▼▼▼
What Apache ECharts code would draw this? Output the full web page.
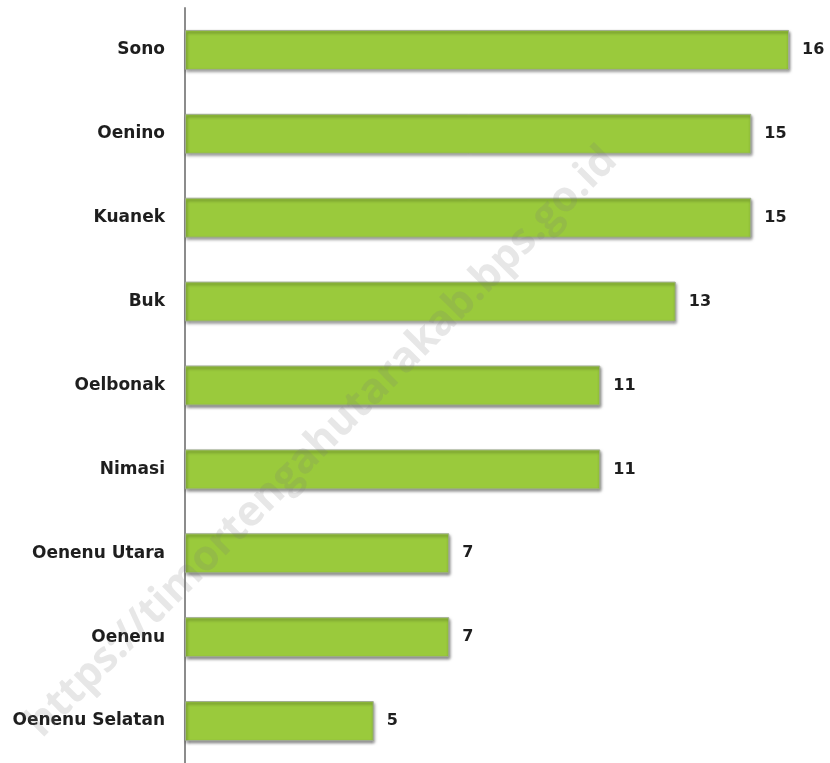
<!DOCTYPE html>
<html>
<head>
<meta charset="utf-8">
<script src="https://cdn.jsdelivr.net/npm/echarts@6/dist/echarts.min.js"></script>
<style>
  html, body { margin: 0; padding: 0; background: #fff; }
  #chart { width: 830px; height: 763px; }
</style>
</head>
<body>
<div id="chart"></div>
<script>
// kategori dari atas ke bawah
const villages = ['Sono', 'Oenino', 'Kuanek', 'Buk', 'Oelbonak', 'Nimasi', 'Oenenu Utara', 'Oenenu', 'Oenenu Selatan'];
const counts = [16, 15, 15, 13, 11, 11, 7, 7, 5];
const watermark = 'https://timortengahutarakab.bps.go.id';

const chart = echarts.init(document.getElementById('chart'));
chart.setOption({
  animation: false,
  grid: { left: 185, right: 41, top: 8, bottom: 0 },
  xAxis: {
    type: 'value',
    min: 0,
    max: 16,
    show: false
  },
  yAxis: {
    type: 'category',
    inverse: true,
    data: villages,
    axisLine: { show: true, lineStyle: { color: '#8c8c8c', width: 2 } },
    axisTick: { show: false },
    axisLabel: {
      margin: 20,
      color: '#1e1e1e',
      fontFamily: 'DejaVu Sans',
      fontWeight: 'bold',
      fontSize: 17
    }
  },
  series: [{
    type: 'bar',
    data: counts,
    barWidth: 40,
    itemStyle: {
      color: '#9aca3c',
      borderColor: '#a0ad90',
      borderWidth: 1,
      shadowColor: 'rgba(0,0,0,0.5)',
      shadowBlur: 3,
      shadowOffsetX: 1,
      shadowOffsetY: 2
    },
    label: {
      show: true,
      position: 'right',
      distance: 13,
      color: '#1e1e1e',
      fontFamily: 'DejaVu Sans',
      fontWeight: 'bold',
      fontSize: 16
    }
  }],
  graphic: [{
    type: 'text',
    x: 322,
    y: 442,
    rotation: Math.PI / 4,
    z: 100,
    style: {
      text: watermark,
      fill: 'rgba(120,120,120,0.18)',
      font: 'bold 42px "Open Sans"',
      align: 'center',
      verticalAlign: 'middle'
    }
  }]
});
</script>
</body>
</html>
▲▲▲
- Work to do
Quote the full listing above word for word; exclude every picture from the copy.

- Reply to the task
What Apache ECharts code would draw this? Output the full web page.
<!DOCTYPE html>
<html>
<head>
<meta charset="utf-8">
<script src="https://cdn.jsdelivr.net/npm/echarts@6/dist/echarts.min.js"></script>
<style>
  html, body { margin: 0; padding: 0; background: #fff; }
  #chart { width: 830px; height: 763px; }
</style>
</head>
<body>
<div id="chart"></div>
<script>
// kategori dari atas ke bawah
const villages = ['Sono', 'Oenino', 'Kuanek', 'Buk', 'Oelbonak', 'Nimasi', 'Oenenu Utara', 'Oenenu', 'Oenenu Selatan'];
const counts = [16, 15, 15, 13, 11, 11, 7, 7, 5];
const watermark = 'https://timortengahutarakab.bps.go.id';

const chart = echarts.init(document.getElementById('chart'));
chart.setOption({
  animation: false,
  grid: { left: 185, right: 41, top: 8, bottom: 0 },
  xAxis: {
    type: 'value',
    min: 0,
    max: 16,
    show: false
  },
  yAxis: {
    type: 'category',
    inverse: true,
    data: villages,
    axisLine: { show: true, lineStyle: { color: '#8c8c8c', width: 2 } },
    axisTick: { show: false },
    axisLabel: {
      margin: 20,
      color: '#1e1e1e',
      fontFamily: 'DejaVu Sans',
      fontWeight: 'bold',
      fontSize: 17
    }
  },
  series: [{
    type: 'bar',
    data: counts,
    barWidth: 40,
    itemStyle: {
      color: '#9aca3c',
      borderColor: '#a0ad90',
      borderWidth: 1,
      shadowColor: 'rgba(0,0,0,0.5)',
      shadowBlur: 3,
      shadowOffsetX: 1,
      shadowOffsetY: 2
    },
    label: {
      show: true,
      position: 'right',
      distance: 13,
      color: '#1e1e1e',
      fontFamily: 'DejaVu Sans',
      fontWeight: 'bold',
      fontSize: 16
    }
  }],
  graphic: [{
    type: 'text',
    x: 322,
    y: 442,
    rotation: Math.PI / 4,
    z: 100,
    style: {
      text: watermark,
      fill: 'rgba(120,120,120,0.18)',
      font: 'bold 42px "Open Sans"',
      align: 'center',
      verticalAlign: 'middle'
    }
  }]
});
</script>
</body>
</html>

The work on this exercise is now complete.